A former Edmonton Police Chief is conducting an operational administrative review of the Prince Albert Police Service.

Rod Knecht has been tasked with the independent examination. The appointment comes from the Ministry of Policing and Corrections and is supported by the Prince Albert Police Board and Chief Jonathan Bergen.

“Prince Albert Police are struggling to meet the expectations, to meet the level of calls and the type of calls for service,” said Policing and Corrections Minister Christine Tell.

She said that the review was not triggered by one event. However, police have come under intense scrutiny following the death of 13-month old Tanner Brass in February.

Police were called to a home early on February 10 on a family dispute, where Tanner’s mother was taken into custody. Hours later, officers would return to that same home on a report of a child homicide. Tanner’s father is charged.

Indigenous leaders, including the Federation of Sovereign Indigenous Nations conducted their own investigation  into the death and outlined grave concerns alleging gross negligence and/or criminal negligence and systemic racism on behalf of the Prince Albert Police, in connection to Tanner’s death.
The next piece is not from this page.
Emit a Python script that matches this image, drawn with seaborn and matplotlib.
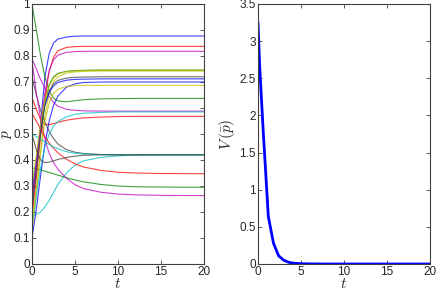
import numpy as np
import pandas as pd
import matplotlib
matplotlib.use("Agg")
import matplotlib.pyplot as plt
import seaborn as sns

# time samples for the trajectories (left panel)
t_vals = [0, 0.5, 1, 1.5, 2, 2.5, 3, 4, 5, 6, 8, 10, 12, 15, 20]

# p(t) for each trajectory
p_traj = [
    [0.20, 0.36, 0.54, 0.72, 0.81, 0.85, 0.865, 0.873, 0.876, 0.877, 0.877, 0.877, 0.877, 0.877, 0.877],
    [1.00, 0.90, 0.80, 0.72, 0.665, 0.638, 0.627, 0.624, 0.628, 0.632, 0.635, 0.636, 0.637, 0.637, 0.637],
    [0.64, 0.595, 0.555, 0.538, 0.536, 0.54, 0.545, 0.553, 0.558, 0.562, 0.565, 0.567, 0.568, 0.568, 0.568],
    [0.19, 0.19, 0.20, 0.22, 0.245, 0.275, 0.305, 0.35, 0.38, 0.397, 0.41, 0.416, 0.419, 0.42, 0.42],
    [0.79, 0.75, 0.71, 0.675, 0.645, 0.622, 0.607, 0.595, 0.591, 0.589, 0.588, 0.588, 0.588, 0.588, 0.588],
    [0.12, 0.27, 0.43, 0.57, 0.655, 0.70, 0.72, 0.734, 0.739, 0.741, 0.742, 0.742, 0.742, 0.742, 0.742],
    [0.72, 0.65, 0.59, 0.545, 0.51, 0.482, 0.462, 0.44, 0.43, 0.425, 0.421, 0.42, 0.42, 0.42, 0.42],
    [0.10, 0.21, 0.34, 0.46, 0.55, 0.61, 0.645, 0.68, 0.693, 0.698, 0.70, 0.70, 0.70, 0.70, 0.70],
    [0.37, 0.366, 0.362, 0.357, 0.352, 0.347, 0.342, 0.332, 0.323, 0.316, 0.306, 0.30, 0.297, 0.296, 0.295],
    [0.18, 0.33, 0.49, 0.64, 0.74, 0.795, 0.82, 0.833, 0.836, 0.837, 0.837, 0.837, 0.837, 0.837, 0.837],
    [0.15, 0.26, 0.37, 0.45, 0.50, 0.53, 0.548, 0.566, 0.576, 0.58, 0.583, 0.585, 0.585, 0.585, 0.585],
    [0.78, 0.66, 0.56, 0.48, 0.425, 0.39, 0.365, 0.33, 0.305, 0.29, 0.276, 0.269, 0.266, 0.264, 0.263],
    [0.16, 0.29, 0.43, 0.55, 0.62, 0.655, 0.672, 0.683, 0.686, 0.687, 0.687, 0.687, 0.687, 0.687, 0.687],
    [0.25, 0.38, 0.51, 0.61, 0.665, 0.693, 0.706, 0.715, 0.718, 0.719, 0.72, 0.72, 0.72, 0.72, 0.72],
    [0.28, 0.40, 0.52, 0.61, 0.66, 0.685, 0.698, 0.707, 0.71, 0.711, 0.712, 0.712, 0.712, 0.712, 0.712],
    [0.22, 0.36, 0.50, 0.62, 0.69, 0.72, 0.733, 0.741, 0.744, 0.745, 0.746, 0.746, 0.746, 0.746, 0.746],
    [0.58, 0.55, 0.52, 0.49, 0.465, 0.445, 0.428, 0.403, 0.385, 0.373, 0.36, 0.353, 0.35, 0.348, 0.347],
    [0.50, 0.49, 0.48, 0.47, 0.46, 0.45, 0.443, 0.432, 0.426, 0.423, 0.421, 0.42, 0.42, 0.42, 0.42],
    [0.24, 0.38, 0.53, 0.66, 0.745, 0.785, 0.803, 0.814, 0.817, 0.818, 0.818, 0.818, 0.818, 0.818, 0.818],
    [0.30, 0.42, 0.54, 0.63, 0.685, 0.715, 0.73, 0.74, 0.743, 0.744, 0.745, 0.745, 0.745, 0.745, 0.745],
    [0.50, 0.44, 0.40, 0.39, 0.392, 0.397, 0.402, 0.41, 0.415, 0.418, 0.42, 0.42, 0.42, 0.42, 0.42],
]

# old matlab colour order b g r c m y k
matlab_colors = ["#0000ff", "#008000", "#ff0000", "#00bfbf", "#bf00bf", "#bfbf00", "#404040"]

# V(p bar) on the right panel
t_v = [0, 0.2, 0.6, 1.2, 1.8, 2.4, 3.0, 3.6, 4.2, 5, 6, 8, 10, 15, 20]
v_vals = [3.25, 2.65, 1.80, 0.64, 0.28, 0.11, 0.05, 0.022, 0.01, 0.004, 0.002, 0, 0, 0, 0]

p_ticks = [0, 0.1, 0.2, 0.3, 0.4, 0.5, 0.6, 0.7, 0.8, 0.9, 1]
v_ticks = [0, 0.5, 1, 1.5, 2, 2.5, 3, 3.5]
t_ticks = [0, 5, 10, 15, 20]

sns.set_style("ticks")
plt.rcParams["font.family"] = ["Liberation Sans", "DejaVu Sans"]
plt.rcParams["mathtext.fontset"] = "cm"
plt.rcParams["xtick.direction"] = "in"
plt.rcParams["ytick.direction"] = "in"

rows = []
for i, traj in enumerate(p_traj):
    for tt, pp in zip(t_vals, traj):
        rows.append({"t": tt, "p": pp, "line": i})
df = pd.DataFrame(rows)
palette = [matlab_colors[i % len(matlab_colors)] for i in range(len(p_traj))]

df_v = pd.DataFrame({"t": t_v, "V": v_vals})

fig = plt.figure(figsize=(4.36, 2.91), dpi=100)
ax1 = fig.add_axes([32 / 436, 1 - 264 / 291, 172 / 436, 260 / 291])
ax2 = fig.add_axes([258 / 436, 1 - 264 / 291, 172 / 436, 260 / 291])

sns.lineplot(data=df, x="t", y="p", hue="line", palette=palette, legend=False,
             linewidth=0.8, alpha=0.75, ax=ax1)
sns.lineplot(data=df_v, x="t", y="V", color="#0000ff", linewidth=2, ax=ax2)

def fmt(v):
    return ("%g" % v)

for ax, yt in [(ax1, p_ticks), (ax2, v_ticks)]:
    ax.set_xlim(0, 20)
    ax.set_ylim(yt[0], yt[-1])
    ax.set_xticks(t_ticks)
    ax.set_xticklabels([fmt(x) for x in t_ticks])
    ax.set_yticks(yt)
    ax.set_yticklabels([fmt(y) for y in yt])
    ax.tick_params(labelsize=8.5, length=3, width=0.6, color="#404040",
                   top=True, right=True, pad=1.5)
    for s in ax.spines.values():
        s.set_visible(True)
        s.set_color("#404040")
        s.set_linewidth(0.8)
    ax.set_xlabel("$t$", fontsize=11, labelpad=-1)

ax1.set_ylabel("$p$", fontsize=11)
ax1.yaxis.set_label_coords(-0.105, 0.5)
ax2.set_ylabel(r"$V\,(\bar{p})$", fontsize=11, labelpad=2)

fig.savefig("out.png", dpi=100)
Leaders said Tanner’s mother, Kyla Frenchman, was fleeing domestic violence. Yet when police arrived, Frenchman was arrested for intoxication and police ignored her pleas for help, while asserting that no welfare check was performed on Tanner.  According to the FSIN, Frenchman wasn’t intoxicated and communicated to officers the danger Tanner may have been in.

Two officers were suspended in March as the Public Complaints Commission investigates. Prior to this, Prince Albert Police announced three in-custody deaths.

“What are the issues in Prince Albert because we ultimately want the people of Prince Albert to feel as safe as possible. We need the police to operate at a high level, we need the police to do that,” asked Tell? “They’ve been struggling, as we have witnessed over the last year or so. And there’s been concerns and complaints coming in from the public and they’re not feeling as safe as they should. And every citizen should feel safe in their communities.”